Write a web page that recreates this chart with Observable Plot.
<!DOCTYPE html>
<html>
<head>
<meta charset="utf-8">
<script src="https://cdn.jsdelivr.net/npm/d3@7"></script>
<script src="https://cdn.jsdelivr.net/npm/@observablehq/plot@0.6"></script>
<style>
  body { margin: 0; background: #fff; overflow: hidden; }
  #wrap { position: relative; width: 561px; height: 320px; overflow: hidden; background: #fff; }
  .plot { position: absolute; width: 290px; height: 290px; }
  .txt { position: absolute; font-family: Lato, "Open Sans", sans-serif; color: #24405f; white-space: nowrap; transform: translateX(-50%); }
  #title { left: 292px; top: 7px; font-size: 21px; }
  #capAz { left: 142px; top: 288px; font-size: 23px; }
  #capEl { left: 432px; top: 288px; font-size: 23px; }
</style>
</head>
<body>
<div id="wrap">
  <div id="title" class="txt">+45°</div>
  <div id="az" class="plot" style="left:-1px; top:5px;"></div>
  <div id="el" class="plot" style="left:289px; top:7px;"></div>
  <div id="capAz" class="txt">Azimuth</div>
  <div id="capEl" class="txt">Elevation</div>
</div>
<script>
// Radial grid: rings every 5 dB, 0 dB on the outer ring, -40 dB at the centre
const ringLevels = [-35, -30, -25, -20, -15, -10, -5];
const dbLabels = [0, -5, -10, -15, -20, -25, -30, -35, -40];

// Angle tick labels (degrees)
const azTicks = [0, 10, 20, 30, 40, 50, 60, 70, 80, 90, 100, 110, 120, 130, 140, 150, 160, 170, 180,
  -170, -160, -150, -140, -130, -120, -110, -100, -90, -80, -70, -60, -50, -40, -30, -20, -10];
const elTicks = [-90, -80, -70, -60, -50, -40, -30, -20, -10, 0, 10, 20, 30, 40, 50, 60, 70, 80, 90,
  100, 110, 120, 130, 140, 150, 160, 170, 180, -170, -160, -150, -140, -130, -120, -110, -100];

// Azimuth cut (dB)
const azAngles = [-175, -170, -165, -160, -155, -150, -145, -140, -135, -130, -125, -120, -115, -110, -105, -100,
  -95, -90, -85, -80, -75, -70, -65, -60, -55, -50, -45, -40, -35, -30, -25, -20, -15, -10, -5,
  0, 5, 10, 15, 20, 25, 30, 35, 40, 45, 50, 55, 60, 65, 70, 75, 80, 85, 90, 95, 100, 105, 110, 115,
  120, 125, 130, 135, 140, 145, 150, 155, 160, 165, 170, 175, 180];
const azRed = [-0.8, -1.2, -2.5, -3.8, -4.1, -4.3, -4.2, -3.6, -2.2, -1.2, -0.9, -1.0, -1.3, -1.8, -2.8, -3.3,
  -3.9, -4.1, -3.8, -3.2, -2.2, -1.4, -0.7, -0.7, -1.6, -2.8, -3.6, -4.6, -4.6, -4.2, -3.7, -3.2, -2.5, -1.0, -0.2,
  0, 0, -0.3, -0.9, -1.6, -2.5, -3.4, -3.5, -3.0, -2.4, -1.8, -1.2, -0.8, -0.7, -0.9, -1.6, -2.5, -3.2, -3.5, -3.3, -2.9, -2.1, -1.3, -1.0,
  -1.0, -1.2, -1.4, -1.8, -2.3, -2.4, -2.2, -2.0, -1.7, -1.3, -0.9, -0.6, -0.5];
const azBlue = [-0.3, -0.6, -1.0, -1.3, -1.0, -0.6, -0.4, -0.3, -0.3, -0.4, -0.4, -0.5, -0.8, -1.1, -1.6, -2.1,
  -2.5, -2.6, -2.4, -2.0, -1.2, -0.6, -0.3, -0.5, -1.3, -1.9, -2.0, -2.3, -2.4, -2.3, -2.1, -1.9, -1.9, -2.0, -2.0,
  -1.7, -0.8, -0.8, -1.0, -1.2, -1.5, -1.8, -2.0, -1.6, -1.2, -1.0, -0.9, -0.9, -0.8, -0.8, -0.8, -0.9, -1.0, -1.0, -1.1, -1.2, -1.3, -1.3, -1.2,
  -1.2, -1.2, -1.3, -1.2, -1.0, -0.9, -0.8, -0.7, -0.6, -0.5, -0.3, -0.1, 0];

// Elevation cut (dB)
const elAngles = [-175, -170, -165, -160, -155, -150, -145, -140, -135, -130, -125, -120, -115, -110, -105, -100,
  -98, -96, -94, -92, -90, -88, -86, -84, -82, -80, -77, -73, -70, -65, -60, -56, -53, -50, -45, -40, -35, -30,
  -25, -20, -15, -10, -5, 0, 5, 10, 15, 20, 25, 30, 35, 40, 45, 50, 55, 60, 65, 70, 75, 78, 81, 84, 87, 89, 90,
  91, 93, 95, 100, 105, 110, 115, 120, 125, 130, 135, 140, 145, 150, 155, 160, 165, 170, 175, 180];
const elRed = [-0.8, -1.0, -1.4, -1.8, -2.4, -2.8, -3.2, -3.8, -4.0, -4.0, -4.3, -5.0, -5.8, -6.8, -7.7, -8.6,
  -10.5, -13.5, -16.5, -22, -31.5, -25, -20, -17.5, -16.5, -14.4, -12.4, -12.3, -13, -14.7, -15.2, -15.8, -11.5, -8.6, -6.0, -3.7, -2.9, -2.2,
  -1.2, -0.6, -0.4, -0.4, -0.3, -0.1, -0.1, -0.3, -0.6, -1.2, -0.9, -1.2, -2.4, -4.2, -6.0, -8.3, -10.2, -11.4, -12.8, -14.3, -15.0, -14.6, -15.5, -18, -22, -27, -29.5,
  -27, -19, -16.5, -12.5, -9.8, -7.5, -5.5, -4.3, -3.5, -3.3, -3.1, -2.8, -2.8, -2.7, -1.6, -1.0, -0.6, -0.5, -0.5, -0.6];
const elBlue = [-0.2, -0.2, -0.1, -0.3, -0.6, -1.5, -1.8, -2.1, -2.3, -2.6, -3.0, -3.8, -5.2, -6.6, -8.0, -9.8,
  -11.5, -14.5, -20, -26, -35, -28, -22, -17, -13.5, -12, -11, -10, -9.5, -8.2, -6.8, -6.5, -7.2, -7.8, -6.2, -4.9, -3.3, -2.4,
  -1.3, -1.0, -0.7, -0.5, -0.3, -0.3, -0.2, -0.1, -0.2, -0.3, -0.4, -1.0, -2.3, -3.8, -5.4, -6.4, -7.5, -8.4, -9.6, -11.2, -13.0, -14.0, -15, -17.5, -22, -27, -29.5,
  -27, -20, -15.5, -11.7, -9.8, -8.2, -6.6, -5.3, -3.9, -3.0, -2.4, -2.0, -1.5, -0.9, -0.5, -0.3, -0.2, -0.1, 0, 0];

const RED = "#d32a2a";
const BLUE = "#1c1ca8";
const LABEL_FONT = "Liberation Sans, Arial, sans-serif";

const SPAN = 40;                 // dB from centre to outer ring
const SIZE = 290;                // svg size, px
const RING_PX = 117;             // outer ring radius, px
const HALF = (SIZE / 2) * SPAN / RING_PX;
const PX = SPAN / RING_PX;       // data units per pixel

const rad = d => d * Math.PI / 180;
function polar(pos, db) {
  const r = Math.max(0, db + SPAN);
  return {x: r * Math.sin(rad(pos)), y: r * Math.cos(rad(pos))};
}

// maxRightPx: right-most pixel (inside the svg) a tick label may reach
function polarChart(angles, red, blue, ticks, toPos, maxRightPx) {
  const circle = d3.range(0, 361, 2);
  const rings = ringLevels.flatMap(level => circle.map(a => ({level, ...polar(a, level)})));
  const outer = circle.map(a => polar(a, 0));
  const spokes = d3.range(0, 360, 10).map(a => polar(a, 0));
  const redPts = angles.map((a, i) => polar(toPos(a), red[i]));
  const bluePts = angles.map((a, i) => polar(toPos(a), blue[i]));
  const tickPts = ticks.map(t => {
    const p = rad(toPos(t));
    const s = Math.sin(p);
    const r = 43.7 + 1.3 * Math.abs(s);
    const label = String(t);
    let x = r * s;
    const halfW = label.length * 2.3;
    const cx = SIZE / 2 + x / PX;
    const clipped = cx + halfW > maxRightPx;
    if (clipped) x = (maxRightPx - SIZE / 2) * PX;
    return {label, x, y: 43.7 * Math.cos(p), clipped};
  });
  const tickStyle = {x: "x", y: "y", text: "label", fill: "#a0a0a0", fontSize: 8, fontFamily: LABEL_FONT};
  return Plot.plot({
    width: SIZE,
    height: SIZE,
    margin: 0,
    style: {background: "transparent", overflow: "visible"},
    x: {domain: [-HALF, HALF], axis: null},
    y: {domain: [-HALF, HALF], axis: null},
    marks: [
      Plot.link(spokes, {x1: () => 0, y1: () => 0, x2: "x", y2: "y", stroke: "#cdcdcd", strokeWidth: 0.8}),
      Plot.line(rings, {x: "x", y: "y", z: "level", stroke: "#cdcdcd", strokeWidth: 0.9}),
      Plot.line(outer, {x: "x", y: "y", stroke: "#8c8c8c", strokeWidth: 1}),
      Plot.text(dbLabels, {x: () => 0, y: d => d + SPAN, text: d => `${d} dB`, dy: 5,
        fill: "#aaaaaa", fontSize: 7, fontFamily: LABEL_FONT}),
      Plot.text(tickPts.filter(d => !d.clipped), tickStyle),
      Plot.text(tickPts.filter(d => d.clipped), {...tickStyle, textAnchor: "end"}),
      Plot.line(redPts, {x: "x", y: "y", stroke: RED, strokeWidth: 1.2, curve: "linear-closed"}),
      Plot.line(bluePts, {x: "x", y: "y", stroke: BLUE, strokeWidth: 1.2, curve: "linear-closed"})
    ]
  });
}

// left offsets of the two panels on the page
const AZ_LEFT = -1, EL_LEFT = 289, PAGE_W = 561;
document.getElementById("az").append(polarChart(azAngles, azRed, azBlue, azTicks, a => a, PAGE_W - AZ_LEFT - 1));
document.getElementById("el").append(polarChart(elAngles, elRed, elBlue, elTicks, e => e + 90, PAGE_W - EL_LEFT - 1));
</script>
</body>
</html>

- **Problem statement**
Starting at the first line of the data above, please restate word for word every line up to and including the one that holds "-30, -35, -40];", and add nothing else.

- **The solution**
Write a web page that recreates this chart with Observable Plot.
<!DOCTYPE html>
<html>
<head>
<meta charset="utf-8">
<script src="https://cdn.jsdelivr.net/npm/d3@7"></script>
<script src="https://cdn.jsdelivr.net/npm/@observablehq/plot@0.6"></script>
<style>
  body { margin: 0; background: #fff; overflow: hidden; }
  #wrap { position: relative; width: 561px; height: 320px; overflow: hidden; background: #fff; }
  .plot { position: absolute; width: 290px; height: 290px; }
  .txt { position: absolute; font-family: Lato, "Open Sans", sans-serif; color: #24405f; white-space: nowrap; transform: translateX(-50%); }
  #title { left: 292px; top: 7px; font-size: 21px; }
  #capAz { left: 142px; top: 288px; font-size: 23px; }
  #capEl { left: 432px; top: 288px; font-size: 23px; }
</style>
</head>
<body>
<div id="wrap">
  <div id="title" class="txt">+45°</div>
  <div id="az" class="plot" style="left:-1px; top:5px;"></div>
  <div id="el" class="plot" style="left:289px; top:7px;"></div>
  <div id="capAz" class="txt">Azimuth</div>
  <div id="capEl" class="txt">Elevation</div>
</div>
<script>
// Radial grid: rings every 5 dB, 0 dB on the outer ring, -40 dB at the centre
const ringLevels = [-35, -30, -25, -20, -15, -10, -5];
const dbLabels = [0, -5, -10, -15, -20, -25, -30, -35, -40];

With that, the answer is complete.